### Provided data
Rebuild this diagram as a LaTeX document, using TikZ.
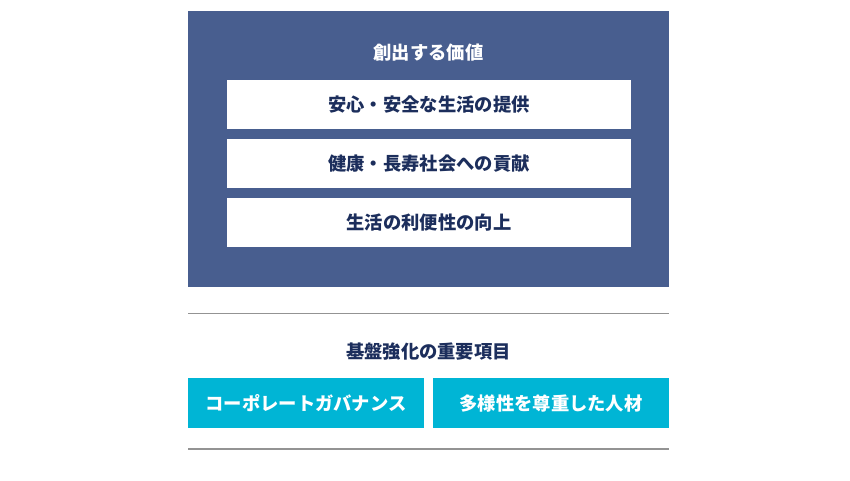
\documentclass[tikz,border=0pt]{standalone}
\usepackage{fontspec}
\newfontfamily\jp{Noto Sans CJK JP}
\definecolor{navy}{HTML}{485E8F}
\definecolor{navytext}{HTML}{1C2E5C}
\definecolor{cyanbox}{HTML}{00B5D5}
\definecolor{rule}{HTML}{939393}
\begin{document}
\begin{tikzpicture}[x=1pt,y=-1pt,
  valuebox/.style={fill=white,draw=none,minimum width=404pt,minimum height=49pt,inner sep=0pt,font=\jp\bfseries\fontsize{18.3}{21}\selectfont,text=navytext},
  basebox/.style={fill=cyanbox,draw=none,minimum width=236pt,minimum height=50pt,inner sep=0pt,font=\jp\bfseries\fontsize{18.3}{21}\selectfont,text=white},
  heading/.style={font=\jp\bfseries\fontsize{18.3}{21}\selectfont,inner sep=0pt},
  sep/.style={draw=rule,line width=1.4pt}]
\useasboundingbox (0,0) rectangle (850,481);
\fill[white] (0,0) rectangle (850,481);
\fill[navy] (188,11) rectangle (669,287);
\node[heading,text=white] (t1) at (428.5,53) {創出する価値};
\node[valuebox] (v1) at (429,104.5) {安心・安全な生活の提供};
\node[valuebox] (v2) at (429,163.5) {健康・長寿社会への貢献};
\node[valuebox] (v3) at (429,222.5) {生活の利便性の向上};
\coordinate (r1a) at (188,313.5);
\coordinate (r1b) at (669,313.5);
\draw[sep] (r1a) -- (r1b);
\node[heading,text=navytext] (t2) at (428.5,352) {基盤強化の重要項目};
\node[basebox] (b1) at (306,403) {コーポレートガバナンス};
\node[basebox] (b2) at (551,403) {多様性を尊重した人材};
\coordinate (r2a) at (188,449);
\coordinate (r2b) at (669,449);
\draw[sep] (r2a) -- (r2b);
\end{tikzpicture}
\end{document}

### The task
Exactly as written, return every line of the listing, but not the pictures.

### Completed exercise
Rebuild this diagram as a LaTeX document, using TikZ.
\documentclass[tikz,border=0pt]{standalone}
\usepackage{fontspec}
\newfontfamily\jp{Noto Sans CJK JP}
\definecolor{navy}{HTML}{485E8F}
\definecolor{navytext}{HTML}{1C2E5C}
\definecolor{cyanbox}{HTML}{00B5D5}
\definecolor{rule}{HTML}{939393}
\begin{document}
\begin{tikzpicture}[x=1pt,y=-1pt,
  valuebox/.style={fill=white,draw=none,minimum width=404pt,minimum height=49pt,inner sep=0pt,font=\jp\bfseries\fontsize{18.3}{21}\selectfont,text=navytext},
  basebox/.style={fill=cyanbox,draw=none,minimum width=236pt,minimum height=50pt,inner sep=0pt,font=\jp\bfseries\fontsize{18.3}{21}\selectfont,text=white},
  heading/.style={font=\jp\bfseries\fontsize{18.3}{21}\selectfont,inner sep=0pt},
  sep/.style={draw=rule,line width=1.4pt}]
\useasboundingbox (0,0) rectangle (850,481);
\fill[white] (0,0) rectangle (850,481);
\fill[navy] (188,11) rectangle (669,287);
\node[heading,text=white] (t1) at (428.5,53) {創出する価値};
\node[valuebox] (v1) at (429,104.5) {安心・安全な生活の提供};
\node[valuebox] (v2) at (429,163.5) {健康・長寿社会への貢献};
\node[valuebox] (v3) at (429,222.5) {生活の利便性の向上};
\coordinate (r1a) at (188,313.5);
\coordinate (r1b) at (669,313.5);
\draw[sep] (r1a) -- (r1b);
\node[heading,text=navytext] (t2) at (428.5,352) {基盤強化の重要項目};
\node[basebox] (b1) at (306,403) {コーポレートガバナンス};
\node[basebox] (b2) at (551,403) {多様性を尊重した人材};
\coordinate (r2a) at (188,449);
\coordinate (r2b) at (669,449);
\draw[sep] (r2a) -- (r2b);
\end{tikzpicture}
\end{document}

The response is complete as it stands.